Le dije que nada y que además procurara estar más simpática con la tía Desi, que a veces ponía una cara que parecía que la estaban matando. Le hablaba en un tono impaciente y algo cortante.
—Pues tú igual —dijo ella—, sólo que yo te digo lo que me pasa siempre que me lo preguntas y tú a mí no.
—¿Y qué te pasa, vamos a ver?
—Que no quiero que se ponga a hacernos fotos a todos en montón, y a decir que nos riamos, yo no tengo ganas de reírme a lo tonto porque ella me lo mande.
La sesión de fotos de aquella jornada fue realmente exhaustiva, sobre todo porque a Desi no le gustaba hacerlas todas seguidas, sino cuando la luz y la combinación del grupo le resultaban apropiados. Tenía recientes las enseñanzas de un cursillo de fotografía que había seguido por correo, y la sentía uno omnipresente, acechando todas nuestras idas y venidas, con la sonrisa súbita de quien pretende dar una sorpresa, pero al mismo tiempo pide colaboración para ello, sin molestarse en investigar si la sorpresa es o no del gusto de quien la recibe.
—¡No os mováis, por favor!, quedaros como estabais —se le oía decir en el momento más inesperado—. ¡Qué foto tenéis en este momento! Lorenzo, no sueltes la raqueta, así, sin hacerle sombra a tu hermana… No, Sofía, tú un poco más a la derecha, como estabas antes.
—Es que no sé cómo estaba antes.
Era tal mi desmadejamiento, que cualquier «antes» remitía a una pesquisa que me arrebataba peligrosamente en su espiral, alejándome más todavía de la participación en el presente.
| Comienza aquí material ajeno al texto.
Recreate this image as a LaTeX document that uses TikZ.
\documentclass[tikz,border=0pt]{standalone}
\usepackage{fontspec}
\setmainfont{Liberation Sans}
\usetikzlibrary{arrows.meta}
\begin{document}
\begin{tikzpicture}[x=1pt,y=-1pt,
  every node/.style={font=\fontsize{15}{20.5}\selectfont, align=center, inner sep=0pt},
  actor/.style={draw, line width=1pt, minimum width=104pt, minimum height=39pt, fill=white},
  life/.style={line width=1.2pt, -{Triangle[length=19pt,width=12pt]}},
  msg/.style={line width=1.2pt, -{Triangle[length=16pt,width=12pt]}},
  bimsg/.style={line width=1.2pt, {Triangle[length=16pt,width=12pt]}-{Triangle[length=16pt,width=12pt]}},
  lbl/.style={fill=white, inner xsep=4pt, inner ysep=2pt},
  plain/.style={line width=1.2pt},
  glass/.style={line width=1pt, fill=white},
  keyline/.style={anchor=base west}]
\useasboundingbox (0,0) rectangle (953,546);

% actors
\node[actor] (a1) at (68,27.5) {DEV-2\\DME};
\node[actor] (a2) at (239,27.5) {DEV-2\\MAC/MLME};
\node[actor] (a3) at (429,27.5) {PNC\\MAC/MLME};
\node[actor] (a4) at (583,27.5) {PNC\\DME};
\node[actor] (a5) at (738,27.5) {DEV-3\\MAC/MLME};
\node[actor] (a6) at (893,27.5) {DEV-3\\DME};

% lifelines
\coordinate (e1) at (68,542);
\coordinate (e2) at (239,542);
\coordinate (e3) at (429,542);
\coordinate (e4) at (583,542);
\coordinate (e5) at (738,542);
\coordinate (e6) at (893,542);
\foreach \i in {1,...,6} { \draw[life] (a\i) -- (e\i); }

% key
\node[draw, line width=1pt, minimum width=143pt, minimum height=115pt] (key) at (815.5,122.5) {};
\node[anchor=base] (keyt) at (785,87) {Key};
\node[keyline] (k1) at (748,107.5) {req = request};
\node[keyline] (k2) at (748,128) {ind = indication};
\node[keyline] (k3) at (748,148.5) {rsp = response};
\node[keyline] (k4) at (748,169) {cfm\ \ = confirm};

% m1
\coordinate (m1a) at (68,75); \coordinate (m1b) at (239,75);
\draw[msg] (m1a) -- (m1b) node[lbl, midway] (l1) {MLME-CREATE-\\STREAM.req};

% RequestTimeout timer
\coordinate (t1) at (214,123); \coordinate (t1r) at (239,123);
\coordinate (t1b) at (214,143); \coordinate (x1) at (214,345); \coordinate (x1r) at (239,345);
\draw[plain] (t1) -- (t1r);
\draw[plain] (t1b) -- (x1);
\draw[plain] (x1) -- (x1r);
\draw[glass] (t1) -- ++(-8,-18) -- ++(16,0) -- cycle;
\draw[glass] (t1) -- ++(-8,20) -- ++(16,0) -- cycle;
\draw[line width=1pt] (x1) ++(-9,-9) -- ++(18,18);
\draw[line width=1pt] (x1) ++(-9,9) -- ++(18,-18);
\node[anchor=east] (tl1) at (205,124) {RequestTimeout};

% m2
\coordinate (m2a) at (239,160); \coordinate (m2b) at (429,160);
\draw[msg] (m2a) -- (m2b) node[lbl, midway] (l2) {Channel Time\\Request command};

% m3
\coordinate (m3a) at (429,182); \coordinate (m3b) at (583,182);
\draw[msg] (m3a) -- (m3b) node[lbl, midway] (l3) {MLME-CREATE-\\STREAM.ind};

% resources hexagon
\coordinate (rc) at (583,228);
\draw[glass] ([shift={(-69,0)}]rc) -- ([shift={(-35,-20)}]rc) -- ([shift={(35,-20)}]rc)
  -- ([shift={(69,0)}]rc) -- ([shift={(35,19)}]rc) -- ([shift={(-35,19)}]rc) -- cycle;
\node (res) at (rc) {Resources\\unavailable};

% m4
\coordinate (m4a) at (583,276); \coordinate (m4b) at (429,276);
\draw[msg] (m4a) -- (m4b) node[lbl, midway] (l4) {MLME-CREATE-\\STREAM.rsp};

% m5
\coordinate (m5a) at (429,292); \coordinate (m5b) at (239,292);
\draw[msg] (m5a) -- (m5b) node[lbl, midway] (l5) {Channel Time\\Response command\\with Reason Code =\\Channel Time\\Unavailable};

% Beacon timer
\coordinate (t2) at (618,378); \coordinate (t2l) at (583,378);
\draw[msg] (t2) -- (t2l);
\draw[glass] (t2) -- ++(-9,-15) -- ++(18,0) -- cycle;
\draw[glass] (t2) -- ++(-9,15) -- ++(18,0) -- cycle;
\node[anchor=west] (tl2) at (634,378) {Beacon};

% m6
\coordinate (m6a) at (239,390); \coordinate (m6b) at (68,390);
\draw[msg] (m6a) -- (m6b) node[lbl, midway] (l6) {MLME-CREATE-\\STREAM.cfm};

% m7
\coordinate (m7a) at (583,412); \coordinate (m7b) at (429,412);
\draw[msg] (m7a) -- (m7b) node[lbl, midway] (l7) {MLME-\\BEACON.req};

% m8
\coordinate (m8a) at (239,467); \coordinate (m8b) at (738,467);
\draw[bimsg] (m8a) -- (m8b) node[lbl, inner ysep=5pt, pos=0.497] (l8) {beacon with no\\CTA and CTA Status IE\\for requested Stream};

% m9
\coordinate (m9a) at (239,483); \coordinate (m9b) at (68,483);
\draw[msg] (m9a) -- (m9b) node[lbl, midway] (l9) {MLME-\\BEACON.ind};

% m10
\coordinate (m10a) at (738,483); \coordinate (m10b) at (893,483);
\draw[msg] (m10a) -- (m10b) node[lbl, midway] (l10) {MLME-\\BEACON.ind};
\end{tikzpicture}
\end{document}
La compañía de aquellos señores —hoy totalmente difuminados y sin relieve— que vinieron con nosotros al picnic la recuerdo con gratitud, porque hablaban mucho y no sólo me eximían de intervenir, sino que ayudaron a descargar las tensiones que hubieran podido surgir entre Eduardo y yo. Hablaron mucho del problema de la vivienda, porque creo que él invertía en negocios de construcción, y Eduardo manifestó que había decidido comprar una casa más amplia, porque, en cuanto creciera Amelia, en el piso de Donoso Cortés ya no cabíamos. Aunque casi no me miraba al decirlo, las intervenciones de Higinio y Desi me hicieron entender que más de una vez había hablado de ese propósito con ellos, y que a mí me daban por enterada. Yo me limité a declarar que me horrorizaban las obras y las mudanzas.
—Creí que ibas a dar una opinión más original —dijo Eduardo—. Eso ya lo sabemos, mujer.
Yo no contesté nada.
Un poco antes de que llamaran a los chicos para comer, me escabullí y me fui a dar un paseo por el borde de la playa hasta las rocas. Me senté en una que tenía un hueco en forma de cueva y me quedé inerte y ensimismada viendo cómo subía la marea. Pensar en la vuelta a Madrid se me hacía aún más agobiante con el peso extra de aquellos proyectos de Eduardo, que nunca había formulado delante de mí de modo tan perentorio. Y al imaginar el crecimiento de los niños y la instalación en esta casa (entonces una nebulosa sin localizar y hoy ya tan precisa e ineludible como cargada de recuerdos), las lágrimas empezaron a nublarme los ojos. Encarna, que me había seguido, vino despacito a tapármelos por detrás en el momento en que una ola estallaba a nuestros pies y nos salpicaba la cara.